A man was in custody Wednesday afternoon after police say he shot and killed a man at the CHI St. Vincent hospital in Sherwood earlier in the day, prompting fears of an active shooter threat.
However, the shooting appears to have been an isolated incident and the suspect, 24-year-old Raymond Lovett, of Little Rock, knew the victim, Leighton Whitfield, 21, of North Little Rock, Sherwood police Chief Jeff Hagar said.
"This is not an act of terrorism," Hagar said at a news conference at Arkansas State Police headquarters Wednesday afternoon, flanked by leaders of state police, the Pulaski County sheriff's office, Little Rock and North Little Rock police and the FBI's Little Rock field office.
Whitfield was visiting a friend who was being treated at the hospital on Wednesday morning, Hagar said.
Sherwood police got a report of shots fired at the hospital at 9:54 a.m., Hagar said, and officers swept the hospital, finding Whitfield fatally shot on the fourth floor.
"The suspect and the victim knew each other," Hagar said. "It appears to be an isolated event that just happened to take place in a public facility."
Little Rock police arrested Lovett without incident around 11:11 a.m. at an Exxon at 5223 South University Avenue, authorities said.
Interim Little Rock police Chief Wayne Bewley would not say if Lovett was armed at the time of his arrest, but said that he had been transferred to Sherwood police custody.
Charges had not been formally filed by 4 p.m. Wednesday, Hagar said, and police don't think anyone else was involved in the shooting.
Many of the hospital staff evacuated in line with their emergency training, said Chad Aduddell, CEO of CHI St. Vincent, but that two operations on the second floor continued through the incident because the surgeons deemed the procedures too important to interrupt.
"I can't express in words how brave they were," Aduddell said of the hospital staff.
The all-clear was given around 12:30 p.m. at the hospital, although Hagar said authorities were still gathering evidence.
The multi-agency response "was truly a testament to what law enforcement in Pulaski County is capable of," Hagar said.
In an tweet around 11:15 a.m., Sherwood police said they could "confirm an active shooter at [CHI St. Vincent]," a step Hagar said was taken to err on the side of caution when police did not know all the details of the incident.
"We're not going to guess on what's going on until we know," Hagar said.
He commended medical personnel and authorities from multiple agencies for assisting during what he called the "complete worst case scenario."

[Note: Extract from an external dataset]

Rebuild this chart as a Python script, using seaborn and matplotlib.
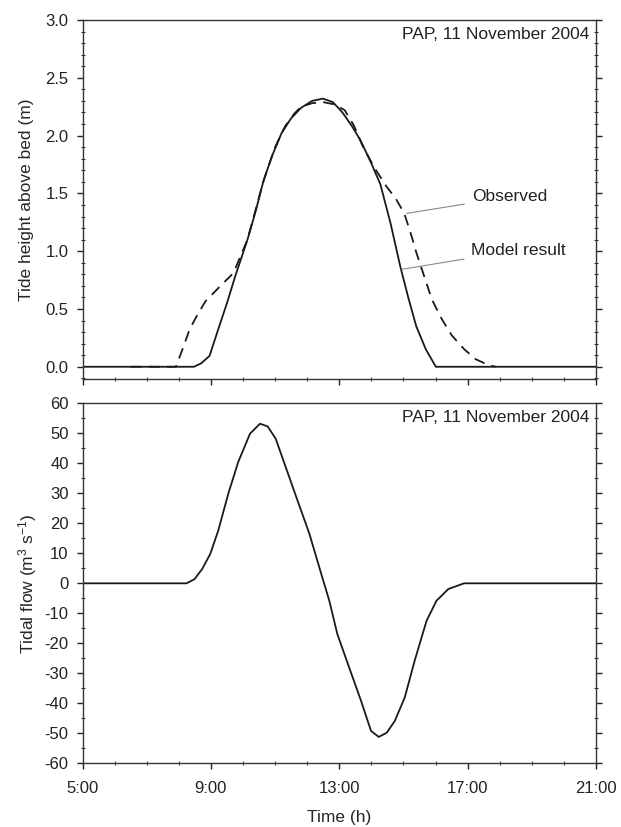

"We had officers from every jurisdiction you can imagine that responded to the call and to include our federal partners, and our state partners, county officials – we had a huge response and that's very appreciative," Hagar said
Authorities said they were able to secure and clear the hospital after it was placed on lockdown.
Jason Caldwell was in a second floor waiting room when he heard there was an active shooter on the fourth floor over the hospital's intercom.
Caldwell said his wife and his mother hid in a bathroom with four other people while more announcements alerted patients and staff that the situation was not a drill.
Police officers going door to door told Caldwell to stay put, he said. A few minutes later, they were evacuated.
"We knew it was on the fourth floor ... so I was calm," he said. "You see this on TV and it just brought back to reality that there is evil in this world and it shows its dirty head from time to time."
But his father was in surgery when the shooting happened, so Caldwell and his family were waiting outside the police perimeter for news of his father immediately after the shooting.
"They can't get out of there right now because they are barricaded in the surgical room," Caldwell said roughly 90 minutes after the shooting.
Also inside an operating room during the shooting was the wife of a man who was standing in the parking lot of the nearby Academy Sports store around noon.
He declined to give his name, but said his wife is a nurse and had texted him to say she was barricaded inside an operating room with her patient and about two dozen health care workers and patients.
They had pushed medical equipment against the door, the man said.
"The police came through and took all the non-essential people out, and the people that were still doing surgeries and recovering and everything else stayed back, so they're still in there," the man said early Wednesday afternoon.
"It's where they were doing surgeries," he said. "They can't stop."
The investigation is ongoing, according to authorities.